Hace unos días en Washington Vicente Fox exhibió con claridad ese encierro de espejos en el que vivió. México soy yo y mis enemigos. El desafuero fue para él un conflicto personal. Una obstinación para sacar del juego a un enemigo. Lo mismo puede decirse de su lectura de las elecciones del año pasado. Los candidatos no cuentan, las instituciones no importan, las estrategias acertadas y fallidas son irrelevantes. Lo que pesa en su valoración del proceso electoral reciente es el éxito de una venganza.

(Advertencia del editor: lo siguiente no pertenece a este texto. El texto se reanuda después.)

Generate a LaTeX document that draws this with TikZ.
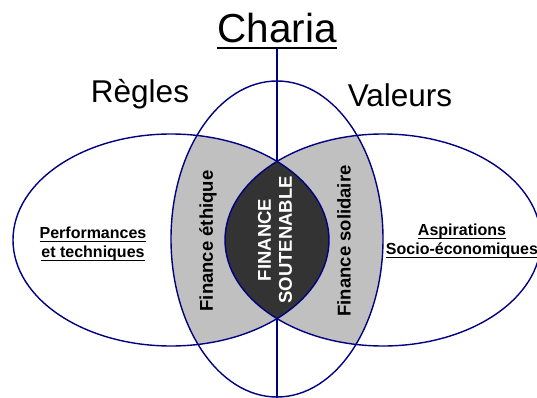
\documentclass[tikz,border=0pt]{standalone}
\usepackage{fontspec}
\setmainfont{Liberation Sans}
\usetikzlibrary{positioning}
\definecolor{vennline}{RGB}{0,0,128}
\definecolor{overlapgray}{RGB}{192,192,192}
\definecolor{coredark}{RGB}{51,51,51}
% underline with own thickness (#1) and depth below baseline (#2)
\newcommand\ulinetext[3]{%
    \setbox0=\hbox{#3}\rlap{\copy0}%
    \vrule width \wd0 height -#2 depth \dimexpr #2+#1\relax}
\tikzset{
    vennedge/.style={draw=vennline, line width=1.4pt},
    axisline/.style={draw=vennline, line width=2.6pt},
    bigword/.style={font=\fontsize{31.5}{36}\selectfont, anchor=base, inner sep=0pt}
}

\begin{document}
\begin{tikzpicture}[x=1pt, y=-1pt,
    sidelabel/.style={font=\bfseries\fontsize{16}{19}\selectfont, align=center, inner sep=0pt},
    zonetext/.style={font=\bfseries\fontsize{18.5}{21}\selectfont, rotate=90, inner sep=0pt},
    coretext/.style={zonetext, align=center, text=white}
]
\useasboundingbox (0,0) rectangle (537,398);
\coordinate (lc) at (171,240);
\coordinate (rc) at (383,240);
\coordinate (mc) at (277,239);
\coordinate (axisend) at (277,398);
% grey overlaps
\begin{scope}
  \clip (lc) ellipse [x radius=158, y radius=106];
  \fill[overlapgray] (mc) ellipse [x radius=106, y radius=158];
\end{scope}
\begin{scope}
  \clip (rc) ellipse [x radius=158, y radius=106];
  \fill[overlapgray] (mc) ellipse [x radius=106, y radius=158];
\end{scope}
% title and axis
\node[font=\fontsize{40.5}{48}\selectfont, anchor=base, inner sep=0pt] (charia) at (277,43)
    {\ulinetext{2.4pt}{3.7pt}{Charia}};
\draw[axisline] (charia.south) -- (axisend);
% dark core
\begin{scope}
  \clip (lc) ellipse [x radius=158, y radius=106];
  \fill[coredark] (rc) ellipse [x radius=158, y radius=106];
\end{scope}
\draw[vennedge] (lc) ellipse [x radius=158, y radius=106];
\draw[vennedge] (rc) ellipse [x radius=158, y radius=106];
\draw[vennedge] (mc) ellipse [x radius=106, y radius=158];
% labels
\node[bigword] (regles) at (140,103) {Règles};
\node[bigword] (valeurs) at (400,107) {Valeurs};
\node[sidelabel] (perf) at (93,244)
    {\ulinetext{1.3pt}{2pt}{Performances}\\\ulinetext{1.3pt}{2pt}{et techniques}};
\node[sidelabel] (aspi) at (462,241)
    {\ulinetext{1.3pt}{2pt}{Aspirations}\\\ulinetext{1.3pt}{2pt}{Socio-économiques}};
\node[zonetext] (ethique) at (208,241) {Finance éthique};
\node[zonetext] (solidaire) at (344,241) {Finance solidaire};
\node[coretext] (soutenable) at (275,240) {FINANCE\\SOUTENABLE};
\end{tikzpicture}
\end{document}
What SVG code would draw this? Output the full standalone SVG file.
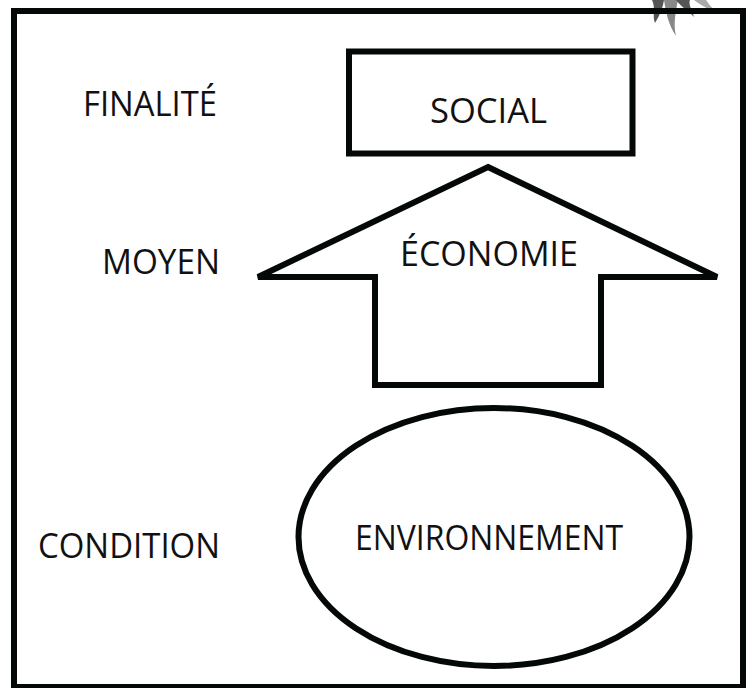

Si el idiota es el anticiudadano es también porque encarna la irresponsabilidad del insociable. El ciudadano piensa en la ciudad para actuar. Se adelanta para anticipar el efecto de sus decisiones y modelarlas de acuerdo al interés público. Al idiota, por el contrario, le tiene sin cuidado el efecto de sus decisiones. Actúa como le da la gana; nadie tiene derecho a reconvenirlo. No encuentro razones para justificar el antiguo silencio de los ex presidentes. Tampoco encuentro justificaciones para reivindicar de manera tan fehaciente el derecho constitucional a decir idioteces.